Most of the Studiojo tracks are built around Baggett's clean chordal guitar parts, with heavier riffs coming in at times to beef things up. Overall, the writing (which is solely credited to Baggett) has a Steve Morse-meets-Bill Connors sort of vibe. Baggett's high-gain guitar tones are well defined without being too fuzzy, and his clean tones are just gorgeous. Possessing awesome picking and legato chops, Baggett has what I would call a rock-fusion style. The title track provides a good display of what he can really do from a technical standpoint. The solo on this tune starts with a highly legato approach, before shifting gears into some insane picking. I love the odd time grooves in this piece also, and the great drum solo Stone provides at the end. Another standout track is "Muscle Shirt," which opens with a cool intro reminiscent of Joe Satriani's "Midnight" before settling into an smooth groove. Handley and Baggett both take nice solos on this one. The band takes things out on the aptly titled "Demented," but even here among the trippy mood swings, cool melodies are the driving force. Another favorite of mine is "Fusion Blue" - great staccato chords, a melody that sticks on your head, and long solos from everyone.

"Something She Said" is the lone ballad, and it's yet another example of great writing. The contour and rhythmic structure of the melodies here were obviously well thought-out, resulting in one of the most memorable tunes on the album. The album closes with a great piece called "The Ball," which is augmented nicely by Ken Lovern on keys. There's a definite Eric Johnson influence on this song, but it reminded me of Carl Verheyen's work as well.

As someone who listens to a lot of jazz rock fusion music, it's rare that I hear many melodies on a given album that stick with me the way, for example, a great TV or movie theme does.
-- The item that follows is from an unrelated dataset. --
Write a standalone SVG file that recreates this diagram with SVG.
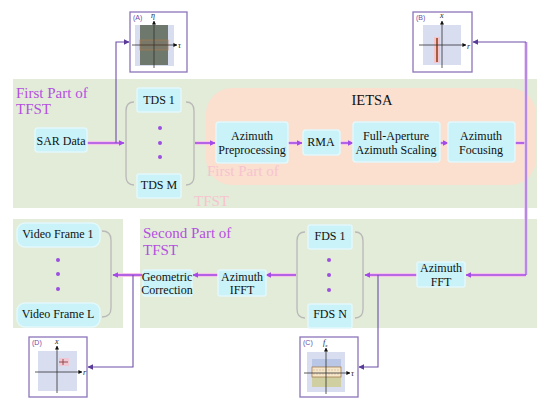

It seems as though harmony and improvisation are higher priorities for most fusion artists. And that's ok - cool chords, great solos, heavy grooves; I expect and enjoy these traits from this style of music. What I don't expect is what I hear throughout Studiojo - a tangible focus on melody. This album clearly shows that Dojo's writing chops are just as impressive as their playing. Highly recommended.